Exercise details =>
Copy out every line exactly, passing over the pictures.

Given information =>
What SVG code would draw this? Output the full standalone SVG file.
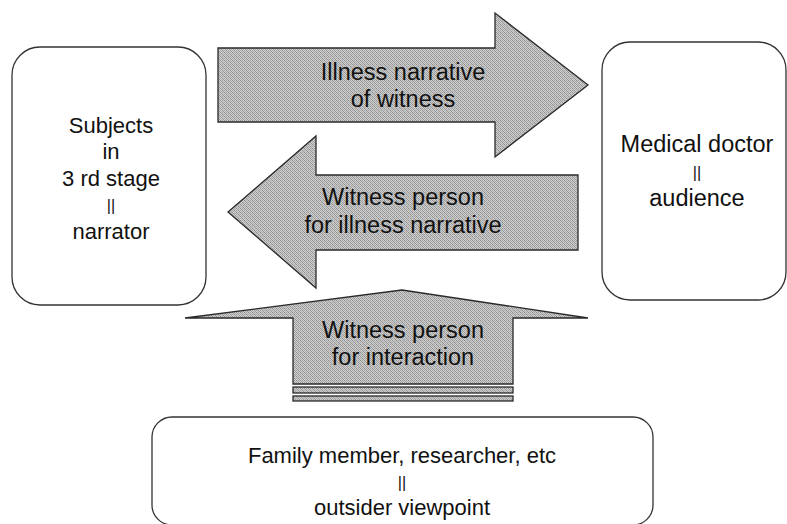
<svg xmlns="http://www.w3.org/2000/svg" width="787" height="524" viewBox="0 0 787 524">
  <defs>
    <pattern id="dots" width="4" height="4" patternUnits="userSpaceOnUse">
      <rect width="4" height="4" fill="#cdcdcd"/>
      <rect x="0" y="0" width="1" height="1" fill="#8c8c8c"/>
      <rect x="2" y="0" width="1" height="1" fill="#a4a4a4"/>
      <rect x="1" y="1" width="1" height="1" fill="#9a9a9a"/>
      <rect x="3" y="1" width="1" height="1" fill="#b0b0b0"/>
      <rect x="0" y="2" width="1" height="1" fill="#a8a8a8"/>
      <rect x="2" y="2" width="1" height="1" fill="#8e8e8e"/>
      <rect x="1" y="3" width="1" height="1" fill="#b4b4b4"/>
      <rect x="3" y="3" width="1" height="1" fill="#969696"/>
    </pattern>
  </defs>
  <style>
    .box { fill: #ffffff; stroke: #333333; stroke-width: 1.3; }
    .arrow { fill: url(#dots); stroke: #2a2a2a; stroke-width: 1.3; stroke-linejoin: miter; }
    text { font-family: "Liberation Sans", Arial, Helvetica, sans-serif; font-size: 22px; fill: #111111; text-anchor: middle; }
    .big { font-size: 23.5px; }
    .bars { font-size: 16px; }
  </style>
  <rect width="787" height="524" fill="#ffffff"/>

  <g id="connectors">
    <g id="arrow-illness-narrative">
      <polygon class="arrow" points="218,48 495,48 495,13 588,85 495,157 495,122 218,122"/>
      <text class="big" x="403" y="80">Illness narrative</text>
      <text class="big" x="403" y="107">of witness</text>
    </g>
    <g id="arrow-witness-illness">
      <polygon class="arrow" points="578,175 316,175 316,136 228,212 316,288 316,250 578,250"/>
      <text class="big" x="403" y="205">Witness person</text>
      <text class="big" x="403" y="233">for illness narrative</text>
    </g>
    <g id="arrow-witness-interaction">
      <polygon class="arrow" points="402,290 588,318 513,318 513,384 293,384 293,318 185,318"/>
      <rect class="arrow" x="293" y="387" width="220" height="6"/>
      <rect class="arrow" x="293" y="396" width="220" height="5"/>
      <text class="big" x="403" y="338">Witness person</text>
      <text class="big" x="403" y="365">for interaction</text>
    </g>
  </g>

  <g id="node-subjects">
    <rect class="box" x="12" y="47" width="194" height="258" rx="28" ry="28"/>
    <text x="111" y="133">Subjects</text>
    <text x="111" y="159">in</text>
    <text x="111" y="186">3 rd stage</text>
    <text class="bars" x="111" y="211">||</text>
    <text x="111" y="239">narrator</text>
  </g>

  <g id="node-doctor">
    <rect class="box" x="602" y="42" width="184" height="258" rx="28" ry="28"/>
    <text class="big" x="697" y="152">Medical doctor</text>
    <text class="bars" x="697" y="178">||</text>
    <text class="big" x="697" y="206">audience</text>
  </g>

  <g id="node-outsider">
    <rect class="box" x="152" y="417" width="501" height="108" rx="20" ry="20"/>
    <text x="402" y="463">Family member, researcher, etc</text>
    <text class="bars" x="402" y="488">||</text>
    <text x="402" y="515">outsider viewpoint</text>
  </g>
</svg>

Written reply =>
What SVG code would draw this? Output the full standalone SVG file.
<svg xmlns="http://www.w3.org/2000/svg" width="787" height="524" viewBox="0 0 787 524">
  <defs>
    <pattern id="dots" width="4" height="4" patternUnits="userSpaceOnUse">
      <rect width="4" height="4" fill="#cdcdcd"/>
      <rect x="0" y="0" width="1" height="1" fill="#8c8c8c"/>
      <rect x="2" y="0" width="1" height="1" fill="#a4a4a4"/>
      <rect x="1" y="1" width="1" height="1" fill="#9a9a9a"/>
      <rect x="3" y="1" width="1" height="1" fill="#b0b0b0"/>
      <rect x="0" y="2" width="1" height="1" fill="#a8a8a8"/>
      <rect x="2" y="2" width="1" height="1" fill="#8e8e8e"/>
      <rect x="1" y="3" width="1" height="1" fill="#b4b4b4"/>
      <rect x="3" y="3" width="1" height="1" fill="#969696"/>
    </pattern>
  </defs>
  <style>
    .box { fill: #ffffff; stroke: #333333; stroke-width: 1.3; }
    .arrow { fill: url(#dots); stroke: #2a2a2a; stroke-width: 1.3; stroke-linejoin: miter; }
    text { font-family: "Liberation Sans", Arial, Helvetica, sans-serif; font-size: 22px; fill: #111111; text-anchor: middle; }
    .big { font-size: 23.5px; }
    .bars { font-size: 16px; }
  </style>
  <rect width="787" height="524" fill="#ffffff"/>

  <g id="connectors">
    <g id="arrow-illness-narrative">
      <polygon class="arrow" points="218,48 495,48 495,13 588,85 495,157 495,122 218,122"/>
      <text class="big" x="403" y="80">Illness narrative</text>
      <text class="big" x="403" y="107">of witness</text>
    </g>
    <g id="arrow-witness-illness">
      <polygon class="arrow" points="578,175 316,175 316,136 228,212 316,288 316,250 578,250"/>
      <text class="big" x="403" y="205">Witness person</text>
      <text class="big" x="403" y="233">for illness narrative</text>
    </g>
    <g id="arrow-witness-interaction">
      <polygon class="arrow" points="402,290 588,318 513,318 513,384 293,384 293,318 185,318"/>
      <rect class="arrow" x="293" y="387" width="220" height="6"/>
      <rect class="arrow" x="293" y="396" width="220" height="5"/>
      <text class="big" x="403" y="338">Witness person</text>
      <text class="big" x="403" y="365">for interaction</text>
    </g>
  </g>

  <g id="node-subjects">
    <rect class="box" x="12" y="47" width="194" height="258" rx="28" ry="28"/>
    <text x="111" y="133">Subjects</text>
    <text x="111" y="159">in</text>
    <text x="111" y="186">3 rd stage</text>
    <text class="bars" x="111" y="211">||</text>
    <text x="111" y="239">narrator</text>
  </g>

  <g id="node-doctor">
    <rect class="box" x="602" y="42" width="184" height="258" rx="28" ry="28"/>
    <text class="big" x="697" y="152">Medical doctor</text>
    <text class="bars" x="697" y="178">||</text>
    <text class="big" x="697" y="206">audience</text>
  </g>

  <g id="node-outsider">
    <rect class="box" x="152" y="417" width="501" height="108" rx="20" ry="20"/>
    <text x="402" y="463">Family member, researcher, etc</text>
    <text class="bars" x="402" y="488">||</text>
    <text x="402" y="515">outsider viewpoint</text>
  </g>
</svg>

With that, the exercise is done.